German economist details reasons of global economic repercussion
The Faculty of Business and Economics at Birzeit University hosted the former Director of the Division on Globalization and Development Strategies of the United Nation Conference on Trade and Development (UNCTAD), Heiner Flassbeck. In the lecture entitled “The Euro Crisis and Lessons for Developing Countries,” the Professor addressed the roots of the global economic crisis, and economic repercussions for developing countries.
Flassbeck, who is also a professor at the University of Hamburg, criticized the prevailing neoclassical approach to resolve the global economic problems. The neoclassical approach, according to the professor, claims that unit labor costs are closely correlated with inflation. On the contrary, he asserted that wages in states should rise in accordance with national productivity gains.

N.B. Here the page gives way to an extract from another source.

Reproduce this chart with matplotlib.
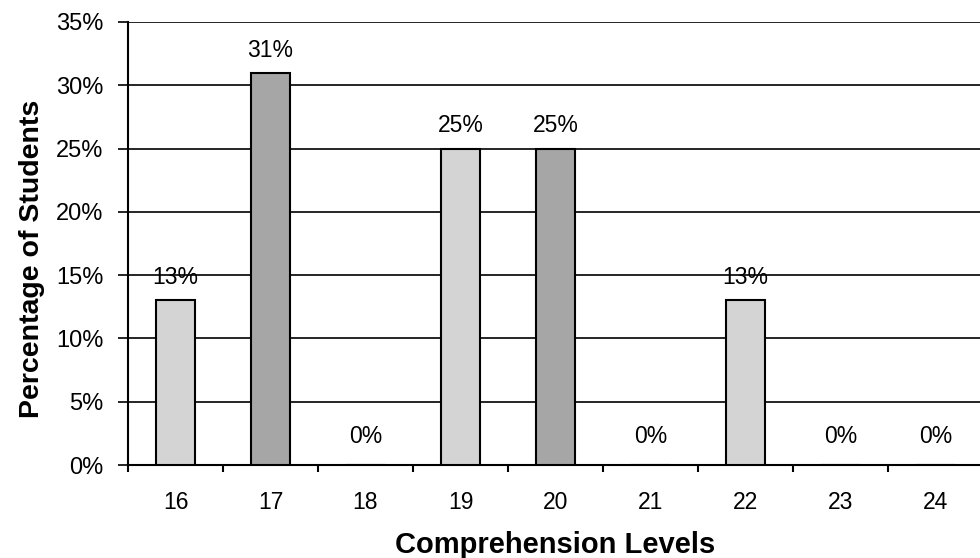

“Many Asian countries, especially China and Japan, have raised the real wage value parallel to the level of productivity,” the professor pointed out. Focusing on Germany as the only successful story in the European Union, he said, “Low nominal wage rises in Germany remain far below productivity, but this is an exception.”
Professor Flassbeck was invited by the Palestine Economic Policy Research Institute (MAS) to deliver the Ninth Annual Development Lecture (2017) in memory of Palestinian political economy professor Yusif Sayigh. The lecture series aims to prompt a critical, heterodox debate about globalization, economic development, and alternative economic policy concepts.